The network effect and our rusting constitution

What do Facebook and yesterday’s official Queen’s Birthday have in common? They are windows into our constitution.

Start with the Queen, dignified cornerstone of the constitution, anchor for tradition and symbol of the limits of politicians’ proper exercise of power.

Australia will likely remove that cornerstone if the Rudd government lasts a while. That will trigger debate here. Mike Moore, who sat in on Australia’s 1998 constitutional convention (as I did), wants that debate under way now.

The debate here is different from in Australia because the Treaty of Waitangi, to which the Crown was one signatory, complicates and maybe precludes a “minimalist” change, just substituting a president for the Governor-General. Where and how to locate the Treaty in a revised constitution (if at all) suffused proceedings at a constitutional conference in 2000.

Maori at that conference were wary of change, some fearing a downgrade of the Treaty. More recently, some Maori, notably Tainui, have been looking proactively at how and where it could be placed.

That is high constitutionalism. At the smaller end, John Key has reaffirmed National’s wish to hold a referendum on MMP.

Most small parties would likely vote against legislation for a referendum, fearing a change that would make it harder for them to win seats. The two big parties, which would gain from less proportionality, could collude but that is not a given: one might demur to curry favour with small parties.

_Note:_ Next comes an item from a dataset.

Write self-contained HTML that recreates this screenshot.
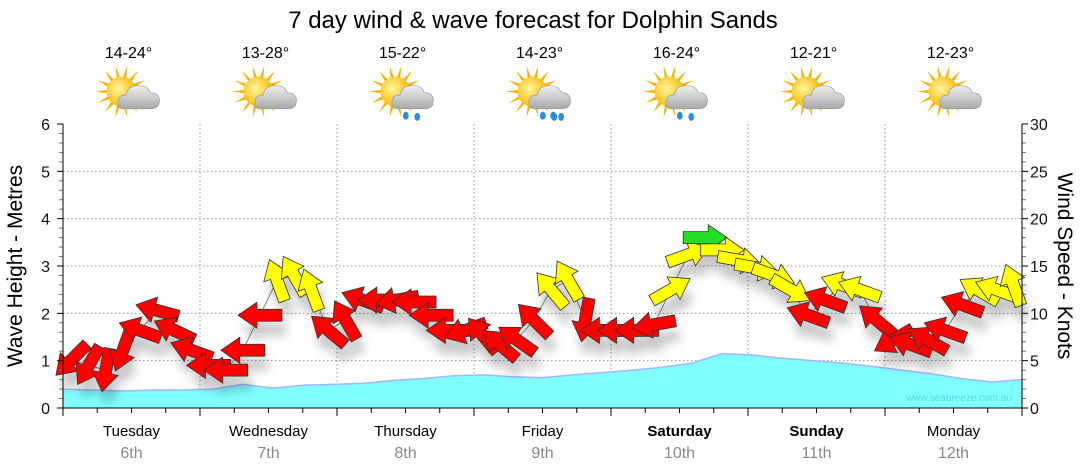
<!DOCTYPE html>
<html><head><meta charset="utf-8"><style>
body{margin:0;background:#fff;}
svg{display:block;font-family:"Liberation Sans",sans-serif;}
</style></head><body>
<svg id="chart" width="1080" height="475" viewBox="0 0 1080 475">
<defs>
<filter id="sh" x="-50%" y="-50%" width="200%" height="200%"><feGaussianBlur stdDeviation="5"/></filter>
<radialGradient id="sunG" cx="0.4" cy="0.4" r="0.6"><stop offset="0" stop-color="#fff6a0"/><stop offset="1" stop-color="#f7b800"/></radialGradient>
<linearGradient id="cloudG" x1="0" y1="0" x2="0" y2="1"><stop offset="0" stop-color="#f0f0f0"/><stop offset="1" stop-color="#a8a8a8"/></linearGradient>
</defs>
<text x="533" y="28" text-anchor="middle" font-size="24" fill="#000">7 day wind &amp; wave forecast for Dolphin Sands</text>
<g id="grid"></g>
<g id="waves"></g>
<text x="1012" y="401" text-anchor="end" font-size="10" fill="#5ad8e0">www.seabreeze.com.au</text>
<g id="windline"></g>
<g id="axes"></g>
<g id="icons"></g>
<text transform="translate(22,266) rotate(-90)" text-anchor="middle" font-size="21" fill="#000">Wave Height - Metres</text>
<text transform="translate(1058,266) rotate(90)" text-anchor="middle" font-size="21" fill="#000">Wind Speed - Knots</text>
</svg>
<script>
const days=["Tuesday","Wednesday","Thursday","Friday","Saturday","Sunday","Monday"];
const dates=["6th","7th","8th","9th","10th","11th","12th"];
const weekend=[false,false,false,false,true,true,false];
const temps=["14-24°","13-28°","15-22°","14-23°","16-24°","12-21°","12-23°"];
const rain=[0,0,1,2,1,0,0];
const waveTicks=[0,1,2,3,4,5,6];
const windTicks=[0,5,10,15,20,25,30];
const waveHeights=[0.4,0.38,0.36,0.38,0.38,0.4,0.5,0.42,0.48,0.5,0.52,0.58,0.62,0.68,0.7,0.66,0.64,0.7,0.75,0.8,0.86,0.95,1.15,1.12,1.05,1.0,0.95,0.88,0.8,0.72,0.62,0.55,0.6];
const windSpeed=[5.1,4.5,4.0,6.1,8.2,10.3,8.2,6.1, 4.5,4.0,6.1,9.8,13.5,14,12.5,8.2, 9.3,11.4,11.4,11.4,11.2,9.8,8.2,8.2, 7.7,6.7,7.2,9.3,12.5,13.5,9.3,8.2, 8.2,8.2,8.8,12.5,16.2,18,16.7,15.6, 14.8,14,12.5,9.8,11.4,13,12.5,9.3, 7.2,6.7,7.2,8.2,10.9,12.4,12.5,13];
const windDir=[135,120,100,110,200,195,205,200, 180,180,180,180,250,240,250,220, 240,200,180,170,180,180,180,160, 230,220,215,225,230,240,100,180, 180,180,170,330,340,0,0,10, 10,20,30,200,200,200,200,220, 150,200,210,200,200,210,200,250];
const NS="http://www.w3.org/2000/svg";
const X0=63,X1=1022,Y0=408,Y6=124;
const dayW=(X1-X0)/7;
function yWave(v){return Y0-(Y0-Y6)*v/6;}
function yWind(v){return Y0-(Y0-Y6)*v/30;}
function xHour(h){return X0+dayW*h/24;}
function mk(tag,attrs,parent){const e=document.createElementNS(NS,tag);for(const k in attrs)e.setAttribute(k,attrs[k]);parent.appendChild(e);return e;}
const grid=document.getElementById('grid'),axes=document.getElementById('axes');
waveTicks.forEach((t,i)=>{
  if(t>0&&t<6){const l=mk('line',{x1:X0,x2:X1,y1:yWave(t),y2:yWave(t),stroke:'#999','stroke-dasharray':'1.5,2.5'},grid);
  
  }
  const tx=mk('text',{x:50,y:yWave(t)+6,'text-anchor':'end','font-size':16,fill:'#111'},axes);tx.textContent=t;
  
  
});
for(let m=0;m<=30;m++){const v=m*0.2;const long=m%5==0;mk('line',{x1:X0-(long?6:4),x2:X0,y1:yWave(v),y2:yWave(v),stroke:long?'#000':'#777'},axes);
 mk('line',{x1:X1,x2:X1+(long?6:4),y1:yWave(v),y2:yWave(v),stroke:long?'#000':'#777'},axes);}
windTicks.forEach(t=>{const tx=mk('text',{x:1030,y:yWind(t)+6,'font-size':16,fill:'#111'},axes);tx.textContent=t;
  
  });
for(let d=1;d<7;d++){const l=mk('line',{x1:X0+d*dayW,x2:X0+d*dayW,y1:Y6,y2:Y0,stroke:'#999','stroke-dasharray':'1.5,2.5'},grid);
  
  }
mk('line',{x1:X0,x2:X0,y1:Y6,y2:Y0,stroke:'#000'},axes);
mk('line',{x1:X1,x2:X1,y1:Y6,y2:Y0,stroke:'#000'},axes);
mk('line',{x1:X0,x2:X1,y1:Y0,y2:Y0,stroke:'#000'},axes);
for(let h=0;h<=168;h+=6){const long=h%24==0;mk('line',{x1:xHour(h),x2:xHour(h),y1:Y0,y2:Y0+(long?8:5),stroke:'#000'},axes);}
days.forEach((d,i)=>{const cx=X0+dayW*(i+0.5);
  const t=mk('text',{x:cx,y:436,'text-anchor':'middle','font-size':15,fill:'#000','font-weight':weekend[i]?'bold':'normal'},axes);t.textContent=d;
  
  
  const t2=mk('text',{x:cx,y:458,'text-anchor':'middle','font-size':16,fill:'#888'},axes);t2.textContent=dates[i];
  
  
});
const wg=document.getElementById('waves');
let pts=waveHeights.map((v,i)=>[X0+(X1-X0)*i/(waveHeights.length-1),yWave(v)]);
let dA='M'+X0+','+Y0+' '+pts.map(p=>'L'+p[0].toFixed(1)+','+p[1].toFixed(1)).join(' ')+' L'+X1+','+Y0+' Z';
const area=mk('path',{d:dA,fill:'#80ffff',stroke:'none'},wg);


mk('polyline',{points:pts.map(p=>p.join(',')).join(' '),fill:'none',stroke:'#a0b8ff','stroke-width':1.5},wg);
const wl=document.getElementById('windline');
const wpts=windSpeed.map((v,i)=>[xHour(3*i+1.5),yWind(v)]);
mk('polyline',{points:wpts.map(p=>p.join(',')).join(' '),fill:'none',stroke:'#888','stroke-width':1},wl);
const shp='M-22,-6 L3,-6 L3,-13 L22,0 L3,13 L3,6 L-22,6 Z';
const shg=mk('g',{opacity:0.22,filter:'url(#sh)'},wl);
wpts.forEach((p,i)=>mk('path',{d:shp,fill:'#000',transform:`translate(${p[0]+4},${p[1]+14}) rotate(${windDir[i]})`},shg));
wpts.forEach((p,i)=>{const v=windSpeed[i];const c=v>=17.5?'#22dd22':v>=12?'#ffff00':'#ff0000';
  const a=mk('path',{d:shp,fill:c,stroke:'#333','stroke-width':0.8,transform:`translate(${p[0]},${p[1]}) rotate(${windDir[i]})`},wl);
  
  
});
const ic=document.getElementById('icons');
temps.forEach((t,i)=>{const cx=X0+dayW*(i+0.5);
  const tx=mk('text',{x:cx-3,y:58,'text-anchor':'middle','font-size':16,fill:'#000'},ic);tx.textContent=t;
  
  
  const g=mk('g',{transform:`translate(${cx-2},95) scale(1.15)`},ic);
  
  
  for(let k=0;k<14;k++){const an=k*Math.PI*2/14;mk('polygon',{points:`${-7+Math.cos(an-0.15)*11},${-3+Math.sin(an-0.15)*11} ${-7+Math.cos(an)*23},${-3+Math.sin(an)*23} ${-7+Math.cos(an+0.15)*11},${-3+Math.sin(an+0.15)*11}`,fill:'#f5b400'},g);}
  mk('circle',{cx:-7,cy:-3,r:13,fill:'url(#sunG)'},g);
  mk('path',{d:'M-6,12 Q-10,12 -10,6 Q-10,0 -3,0 Q-1,-9 9,-8 Q16,-8 18,-2 Q26,-2 26,5 Q26,12 18,12 Z',fill:'url(#cloudG)',stroke:'#999','stroke-width':0.6},g);
  for(let r=0;r<rain[i];r++){mk('ellipse',{cx:2+r*9,cy:18,rx:2.5,ry:3.5,fill:'#2a8fe0'},g);mk('ellipse',{cx:12+r*6,cy:19,rx:2.5,ry:3.5,fill:'#2a8fe0'},g);}
});
</script>
</body></html>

In any case there is no public groundswell for a voting change. There might be if (as is just conceivable) Helen Clark just stays on in office after the election even if she gets fewer votes than Key because Key can’t muster the votes in Parliament to throw her out. The royal commission which recommended MMP came after National stayed in government after the 1978 and 1981 elections even though Labour won more votes.

And MMP was voted in after Labour and National one-party governments after 1984 and after 1990 trashed popular expectations, in part based on pre-election promises. There was popular groundswell for reform.

That groundswell was democratic constitution-making. The constitution ideally belongs not to politicians, lawyers and academics (and journalists) but to the people. It is the people’s ultimate power the constitution regulates.

Politicians are deputed to operate the constitution and lawyers to monitor it. But without wide public ownership, it is reduced to a game for elites.

Those elites have modified many bits of it over the past 30 years, including, for example, the Official Information Act and the replacement of the Privy Council with the Supreme Court as the highest court. Only the voting system went to referendum.

Citizen’s-initiated referendums, one attempt to widen public influence on policy, have been routinely ignored. There is no sign yet of the “expert panel to review outstanding electoral issues”, a watered-down Green proposal to which the government agreed late last year at the passing of the Electoral Finance Act, a change at the edge of the constitution now the subject of bizarre advice from the Crown Law Office.

The government handpicked a “leadership forum” of business and lobby group chiefs to advise on aspects of the emissions trading legislation. But the forum’s short lifespan limited its value. It was a pale shadow of Scandinavian mechanisms to develop durable national consensus on big, hard issues.

So far there is no move to follow Canada and try citizens’ assemblies and citizens’ juries as ways of bringing popular wisdom, untrammelled by party lines, to bear on major issues.

Instead of this popular involvement, we have “consultation”. It has reached wider and deeper under Labour. But it is top-down not bottom-up.

Which brings us to Facebook. Or, rather, the phenomenon of internet-based networks.

This month’s Atlantic Monthly describes Barack Obama’s astonishing success at raising money. The Clintons had the regular big backers locked up. Obama’s money, huge quantities of it, came from mobilising vast numbers of small contributors.

It is about more than money. The model was the network-based way business is done in Silicon Valley. It links people through a social network hub into affinity groups with listservs for friends, news widgets, text messages, lists of phone numbers to ring and involve people, ideas for action.

It gives new meaning to “meeting” and “action” — modern and young. The Clintons had the household cavalry. Obama has a people’s army: by May 750,000 volunteers, 8000 affinity groups, 30,000 events.

There are visible beginnings here. Imagine if it catches on, if large numbers became linked into candidates, parties and political movements through social networks and became politically active in many and customised ways. That could remake the way our politics is done in unpredictable ways.

That would de facto change our constitution bottom-up, make it more one of people power and less a politician’s poodle.